(Saved data entries)
- - - - -

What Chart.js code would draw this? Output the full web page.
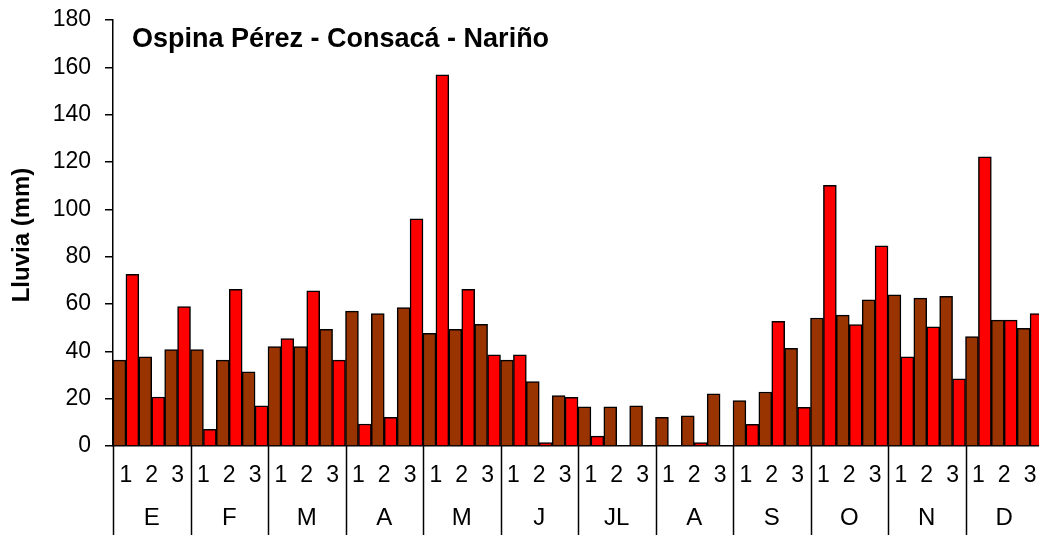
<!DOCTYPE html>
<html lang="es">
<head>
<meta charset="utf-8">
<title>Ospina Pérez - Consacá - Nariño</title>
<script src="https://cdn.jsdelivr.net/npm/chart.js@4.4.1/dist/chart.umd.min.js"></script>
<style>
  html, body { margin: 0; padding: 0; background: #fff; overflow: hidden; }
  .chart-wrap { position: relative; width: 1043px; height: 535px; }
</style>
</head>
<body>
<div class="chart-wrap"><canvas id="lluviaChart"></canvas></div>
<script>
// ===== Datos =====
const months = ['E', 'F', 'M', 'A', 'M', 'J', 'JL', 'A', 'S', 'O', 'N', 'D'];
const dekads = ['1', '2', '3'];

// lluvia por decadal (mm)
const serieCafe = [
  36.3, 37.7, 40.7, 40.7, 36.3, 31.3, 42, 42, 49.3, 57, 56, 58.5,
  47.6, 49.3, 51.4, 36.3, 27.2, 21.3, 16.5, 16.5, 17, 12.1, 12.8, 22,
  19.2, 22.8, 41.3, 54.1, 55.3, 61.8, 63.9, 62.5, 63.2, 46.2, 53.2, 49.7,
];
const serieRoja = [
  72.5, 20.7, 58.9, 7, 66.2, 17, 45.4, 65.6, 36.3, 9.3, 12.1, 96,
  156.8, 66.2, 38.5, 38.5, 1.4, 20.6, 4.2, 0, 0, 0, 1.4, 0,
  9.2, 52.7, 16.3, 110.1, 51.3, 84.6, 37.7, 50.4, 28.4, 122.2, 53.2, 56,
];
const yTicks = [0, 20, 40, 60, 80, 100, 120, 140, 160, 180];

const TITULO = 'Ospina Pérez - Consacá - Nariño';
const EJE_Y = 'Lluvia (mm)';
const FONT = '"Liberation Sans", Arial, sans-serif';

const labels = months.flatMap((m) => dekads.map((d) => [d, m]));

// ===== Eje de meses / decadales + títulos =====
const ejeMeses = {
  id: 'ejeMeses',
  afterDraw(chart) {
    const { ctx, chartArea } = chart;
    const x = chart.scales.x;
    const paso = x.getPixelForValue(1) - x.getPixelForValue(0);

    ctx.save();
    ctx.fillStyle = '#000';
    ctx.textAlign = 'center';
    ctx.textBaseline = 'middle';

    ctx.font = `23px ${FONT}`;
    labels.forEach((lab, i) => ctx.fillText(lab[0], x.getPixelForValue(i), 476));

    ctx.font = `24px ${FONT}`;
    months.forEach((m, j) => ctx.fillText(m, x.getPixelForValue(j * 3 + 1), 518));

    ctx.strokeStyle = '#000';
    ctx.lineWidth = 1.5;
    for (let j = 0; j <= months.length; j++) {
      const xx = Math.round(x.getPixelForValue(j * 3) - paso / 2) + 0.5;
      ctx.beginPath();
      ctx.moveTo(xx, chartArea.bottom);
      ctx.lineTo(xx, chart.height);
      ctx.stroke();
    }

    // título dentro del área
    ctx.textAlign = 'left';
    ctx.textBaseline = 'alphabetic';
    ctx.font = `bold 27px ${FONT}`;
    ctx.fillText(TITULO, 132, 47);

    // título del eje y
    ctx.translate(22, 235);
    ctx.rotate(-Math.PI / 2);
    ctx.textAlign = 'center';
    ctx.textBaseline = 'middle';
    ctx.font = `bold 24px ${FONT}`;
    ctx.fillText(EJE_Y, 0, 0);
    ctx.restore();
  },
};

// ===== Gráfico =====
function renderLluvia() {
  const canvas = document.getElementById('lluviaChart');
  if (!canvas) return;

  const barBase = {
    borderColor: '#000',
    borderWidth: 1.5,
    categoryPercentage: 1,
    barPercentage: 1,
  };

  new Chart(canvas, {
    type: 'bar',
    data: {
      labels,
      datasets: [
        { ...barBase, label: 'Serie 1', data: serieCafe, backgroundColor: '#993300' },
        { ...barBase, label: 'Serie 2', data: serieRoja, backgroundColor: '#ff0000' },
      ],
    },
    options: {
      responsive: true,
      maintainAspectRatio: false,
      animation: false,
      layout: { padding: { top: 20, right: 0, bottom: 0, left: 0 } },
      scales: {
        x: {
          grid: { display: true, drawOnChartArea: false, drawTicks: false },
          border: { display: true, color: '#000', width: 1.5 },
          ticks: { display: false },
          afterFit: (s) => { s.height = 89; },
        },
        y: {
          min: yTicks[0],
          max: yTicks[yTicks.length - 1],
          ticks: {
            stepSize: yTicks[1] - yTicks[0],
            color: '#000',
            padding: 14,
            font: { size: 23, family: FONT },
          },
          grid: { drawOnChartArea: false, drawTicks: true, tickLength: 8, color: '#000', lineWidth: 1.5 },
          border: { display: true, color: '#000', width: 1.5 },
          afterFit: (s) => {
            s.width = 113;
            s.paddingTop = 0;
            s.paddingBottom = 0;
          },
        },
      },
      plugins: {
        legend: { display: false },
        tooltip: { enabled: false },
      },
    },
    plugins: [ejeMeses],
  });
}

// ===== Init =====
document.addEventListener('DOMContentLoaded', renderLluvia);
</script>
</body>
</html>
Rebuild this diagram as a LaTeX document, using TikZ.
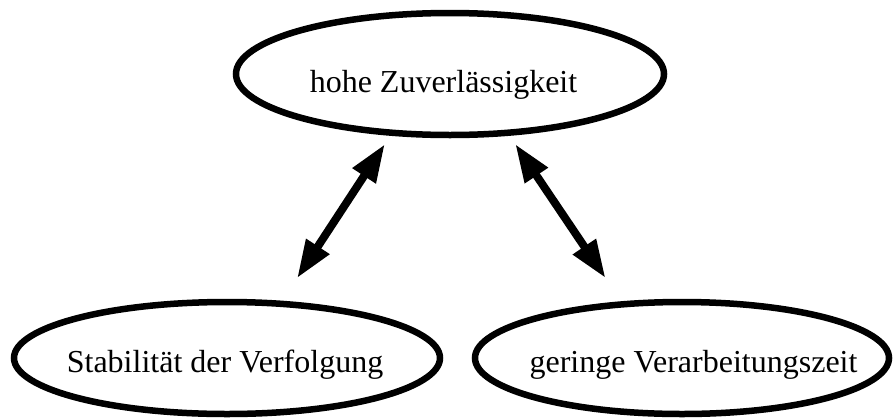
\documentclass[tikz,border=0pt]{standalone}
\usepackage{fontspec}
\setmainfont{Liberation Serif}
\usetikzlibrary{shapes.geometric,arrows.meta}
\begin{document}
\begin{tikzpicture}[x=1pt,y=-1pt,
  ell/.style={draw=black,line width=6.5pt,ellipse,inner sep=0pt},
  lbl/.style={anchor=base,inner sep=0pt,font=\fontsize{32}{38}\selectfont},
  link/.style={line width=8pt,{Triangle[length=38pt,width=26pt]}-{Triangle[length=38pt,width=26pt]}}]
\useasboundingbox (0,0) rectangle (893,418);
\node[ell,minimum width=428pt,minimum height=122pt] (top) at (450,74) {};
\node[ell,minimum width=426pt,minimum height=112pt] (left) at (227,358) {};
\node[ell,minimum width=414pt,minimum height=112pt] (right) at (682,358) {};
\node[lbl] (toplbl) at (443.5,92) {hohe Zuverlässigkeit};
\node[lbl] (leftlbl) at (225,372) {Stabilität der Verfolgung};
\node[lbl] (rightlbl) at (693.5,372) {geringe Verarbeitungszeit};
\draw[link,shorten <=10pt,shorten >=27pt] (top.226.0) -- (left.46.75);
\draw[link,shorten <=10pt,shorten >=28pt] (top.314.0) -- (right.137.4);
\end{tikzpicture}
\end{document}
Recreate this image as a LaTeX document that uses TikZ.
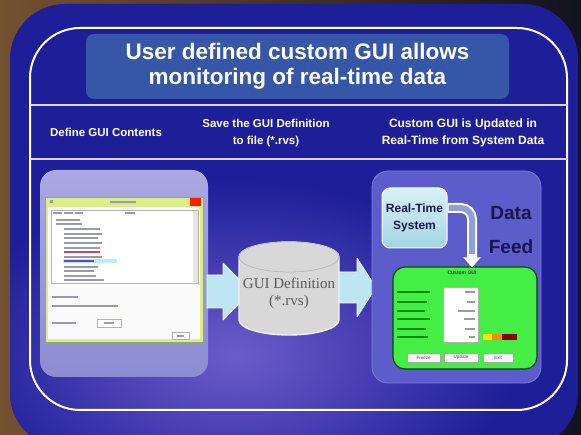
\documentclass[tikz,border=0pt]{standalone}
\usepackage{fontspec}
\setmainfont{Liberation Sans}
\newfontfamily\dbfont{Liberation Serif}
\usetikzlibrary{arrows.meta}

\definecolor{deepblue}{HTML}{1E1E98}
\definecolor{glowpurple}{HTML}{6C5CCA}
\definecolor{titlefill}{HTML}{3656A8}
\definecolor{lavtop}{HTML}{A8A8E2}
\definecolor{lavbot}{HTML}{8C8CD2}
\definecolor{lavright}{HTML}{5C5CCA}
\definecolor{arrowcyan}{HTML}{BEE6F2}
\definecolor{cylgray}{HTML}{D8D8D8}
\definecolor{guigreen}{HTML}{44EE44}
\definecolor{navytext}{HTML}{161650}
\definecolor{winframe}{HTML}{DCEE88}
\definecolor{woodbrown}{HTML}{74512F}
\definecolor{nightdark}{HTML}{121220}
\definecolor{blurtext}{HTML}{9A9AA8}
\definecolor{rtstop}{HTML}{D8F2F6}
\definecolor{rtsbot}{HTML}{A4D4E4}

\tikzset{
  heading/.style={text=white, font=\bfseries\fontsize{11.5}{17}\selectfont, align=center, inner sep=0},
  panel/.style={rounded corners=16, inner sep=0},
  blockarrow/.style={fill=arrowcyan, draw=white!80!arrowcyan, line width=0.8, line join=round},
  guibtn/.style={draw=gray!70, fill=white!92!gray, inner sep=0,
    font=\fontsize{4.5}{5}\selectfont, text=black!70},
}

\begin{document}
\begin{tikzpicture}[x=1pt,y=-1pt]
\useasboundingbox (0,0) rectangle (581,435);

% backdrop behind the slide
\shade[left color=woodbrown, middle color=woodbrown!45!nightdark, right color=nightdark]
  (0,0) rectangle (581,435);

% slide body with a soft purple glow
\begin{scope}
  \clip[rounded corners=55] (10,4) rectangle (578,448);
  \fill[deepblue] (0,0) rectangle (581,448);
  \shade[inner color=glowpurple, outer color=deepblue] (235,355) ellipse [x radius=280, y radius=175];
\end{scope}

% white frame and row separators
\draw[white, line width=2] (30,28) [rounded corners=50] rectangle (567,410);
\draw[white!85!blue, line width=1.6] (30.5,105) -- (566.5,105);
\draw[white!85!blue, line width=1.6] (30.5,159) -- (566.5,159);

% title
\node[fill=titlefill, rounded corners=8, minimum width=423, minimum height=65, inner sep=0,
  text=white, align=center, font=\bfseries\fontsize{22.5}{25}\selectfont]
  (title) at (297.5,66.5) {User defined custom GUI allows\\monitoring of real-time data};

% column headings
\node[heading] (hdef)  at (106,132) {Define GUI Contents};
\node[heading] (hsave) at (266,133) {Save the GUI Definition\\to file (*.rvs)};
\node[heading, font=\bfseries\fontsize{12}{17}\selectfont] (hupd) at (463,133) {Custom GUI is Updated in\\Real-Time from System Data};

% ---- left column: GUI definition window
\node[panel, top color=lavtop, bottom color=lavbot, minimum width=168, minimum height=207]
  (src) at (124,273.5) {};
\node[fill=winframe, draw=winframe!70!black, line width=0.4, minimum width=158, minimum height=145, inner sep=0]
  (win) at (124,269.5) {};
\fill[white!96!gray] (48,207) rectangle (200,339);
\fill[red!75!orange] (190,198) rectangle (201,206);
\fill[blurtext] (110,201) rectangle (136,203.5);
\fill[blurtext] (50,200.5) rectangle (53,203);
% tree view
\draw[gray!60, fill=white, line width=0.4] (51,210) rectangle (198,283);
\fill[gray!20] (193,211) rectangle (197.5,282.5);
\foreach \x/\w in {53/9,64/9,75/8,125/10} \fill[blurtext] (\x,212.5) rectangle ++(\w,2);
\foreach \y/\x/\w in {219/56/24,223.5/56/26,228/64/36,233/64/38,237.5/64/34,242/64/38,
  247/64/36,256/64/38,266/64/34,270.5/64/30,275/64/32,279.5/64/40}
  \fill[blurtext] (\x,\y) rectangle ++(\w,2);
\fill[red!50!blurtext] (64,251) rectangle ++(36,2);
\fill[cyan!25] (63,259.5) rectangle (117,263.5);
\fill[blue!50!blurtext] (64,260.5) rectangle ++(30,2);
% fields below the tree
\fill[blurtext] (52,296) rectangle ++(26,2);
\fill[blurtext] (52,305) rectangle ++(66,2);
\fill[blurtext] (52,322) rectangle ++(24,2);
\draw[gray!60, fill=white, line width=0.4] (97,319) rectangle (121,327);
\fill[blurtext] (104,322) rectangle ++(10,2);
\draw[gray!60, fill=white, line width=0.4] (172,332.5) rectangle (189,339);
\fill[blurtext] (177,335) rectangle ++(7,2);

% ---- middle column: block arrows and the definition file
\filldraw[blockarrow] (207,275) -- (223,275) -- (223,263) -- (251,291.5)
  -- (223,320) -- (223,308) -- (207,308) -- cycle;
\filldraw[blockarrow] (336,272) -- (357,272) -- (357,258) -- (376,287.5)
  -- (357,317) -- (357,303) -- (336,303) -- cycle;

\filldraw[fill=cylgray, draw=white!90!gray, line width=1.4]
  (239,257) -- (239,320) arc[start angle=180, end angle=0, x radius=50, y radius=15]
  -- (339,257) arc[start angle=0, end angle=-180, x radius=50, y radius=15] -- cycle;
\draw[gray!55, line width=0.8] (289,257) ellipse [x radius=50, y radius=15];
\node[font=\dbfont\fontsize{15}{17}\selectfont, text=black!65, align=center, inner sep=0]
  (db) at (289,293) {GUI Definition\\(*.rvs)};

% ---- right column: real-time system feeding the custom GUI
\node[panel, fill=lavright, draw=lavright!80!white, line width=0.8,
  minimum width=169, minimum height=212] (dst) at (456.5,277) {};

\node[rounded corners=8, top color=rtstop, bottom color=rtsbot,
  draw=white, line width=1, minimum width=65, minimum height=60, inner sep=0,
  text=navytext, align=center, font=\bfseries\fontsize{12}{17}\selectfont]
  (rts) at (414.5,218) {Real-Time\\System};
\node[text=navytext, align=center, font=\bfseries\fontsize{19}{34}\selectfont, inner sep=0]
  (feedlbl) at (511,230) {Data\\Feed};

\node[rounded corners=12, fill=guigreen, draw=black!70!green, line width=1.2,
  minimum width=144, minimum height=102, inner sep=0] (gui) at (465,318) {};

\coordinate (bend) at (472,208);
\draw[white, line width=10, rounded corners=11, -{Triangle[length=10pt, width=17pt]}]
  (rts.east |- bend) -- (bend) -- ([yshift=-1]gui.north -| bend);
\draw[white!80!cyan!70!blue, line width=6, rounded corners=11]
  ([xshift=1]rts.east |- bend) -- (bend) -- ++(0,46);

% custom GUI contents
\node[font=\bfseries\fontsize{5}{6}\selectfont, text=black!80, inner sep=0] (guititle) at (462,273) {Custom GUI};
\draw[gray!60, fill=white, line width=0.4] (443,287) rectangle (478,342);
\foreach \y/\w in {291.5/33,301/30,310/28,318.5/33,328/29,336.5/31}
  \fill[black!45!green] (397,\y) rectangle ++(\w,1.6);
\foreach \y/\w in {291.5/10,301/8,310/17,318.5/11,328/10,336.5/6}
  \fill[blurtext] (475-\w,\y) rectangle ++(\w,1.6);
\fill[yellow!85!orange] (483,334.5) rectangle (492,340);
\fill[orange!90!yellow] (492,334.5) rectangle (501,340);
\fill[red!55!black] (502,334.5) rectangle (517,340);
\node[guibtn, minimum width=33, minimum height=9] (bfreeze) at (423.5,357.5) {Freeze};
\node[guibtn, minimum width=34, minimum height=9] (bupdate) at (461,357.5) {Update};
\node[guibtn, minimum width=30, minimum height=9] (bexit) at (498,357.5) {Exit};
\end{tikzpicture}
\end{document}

- - - - -

**WHAT THE EXERCISE ASKS**
Start at the first line of the records and write out everything up to and including the line containing "months.forEach((m, j) =>". No pictures.

**RESPONSE TO THIS EXERCISE**
What Chart.js code would draw this? Output the full web page.
<!DOCTYPE html>
<html lang="es">
<head>
<meta charset="utf-8">
<title>Ospina Pérez - Consacá - Nariño</title>
<script src="https://cdn.jsdelivr.net/npm/chart.js@4.4.1/dist/chart.umd.min.js"></script>
<style>
  html, body { margin: 0; padding: 0; background: #fff; overflow: hidden; }
  .chart-wrap { position: relative; width: 1043px; height: 535px; }
</style>
</head>
<body>
<div class="chart-wrap"><canvas id="lluviaChart"></canvas></div>
<script>
// ===== Datos =====
const months = ['E', 'F', 'M', 'A', 'M', 'J', 'JL', 'A', 'S', 'O', 'N', 'D'];
const dekads = ['1', '2', '3'];

// lluvia por decadal (mm)
const serieCafe = [
  36.3, 37.7, 40.7, 40.7, 36.3, 31.3, 42, 42, 49.3, 57, 56, 58.5,
  47.6, 49.3, 51.4, 36.3, 27.2, 21.3, 16.5, 16.5, 17, 12.1, 12.8, 22,
  19.2, 22.8, 41.3, 54.1, 55.3, 61.8, 63.9, 62.5, 63.2, 46.2, 53.2, 49.7,
];
const serieRoja = [
  72.5, 20.7, 58.9, 7, 66.2, 17, 45.4, 65.6, 36.3, 9.3, 12.1, 96,
  156.8, 66.2, 38.5, 38.5, 1.4, 20.6, 4.2, 0, 0, 0, 1.4, 0,
  9.2, 52.7, 16.3, 110.1, 51.3, 84.6, 37.7, 50.4, 28.4, 122.2, 53.2, 56,
];
const yTicks = [0, 20, 40, 60, 80, 100, 120, 140, 160, 180];

const TITULO = 'Ospina Pérez - Consacá - Nariño';
const EJE_Y = 'Lluvia (mm)';
const FONT = '"Liberation Sans", Arial, sans-serif';

const labels = months.flatMap((m) => dekads.map((d) => [d, m]));

// ===== Eje de meses / decadales + títulos =====
const ejeMeses = {
  id: 'ejeMeses',
  afterDraw(chart) {
    const { ctx, chartArea } = chart;
    const x = chart.scales.x;
    const paso = x.getPixelForValue(1) - x.getPixelForValue(0);

    ctx.save();
    ctx.fillStyle = '#000';
    ctx.textAlign = 'center';
    ctx.textBaseline = 'middle';

    ctx.font = `23px ${FONT}`;
    labels.forEach((lab, i) => ctx.fillText(lab[0], x.getPixelForValue(i), 476));

    ctx.font = `24px ${FONT}`;
    months.forEach((m, j) => ctx.fillText(m, x.getPixelForValue(j * 3 + 1), 518));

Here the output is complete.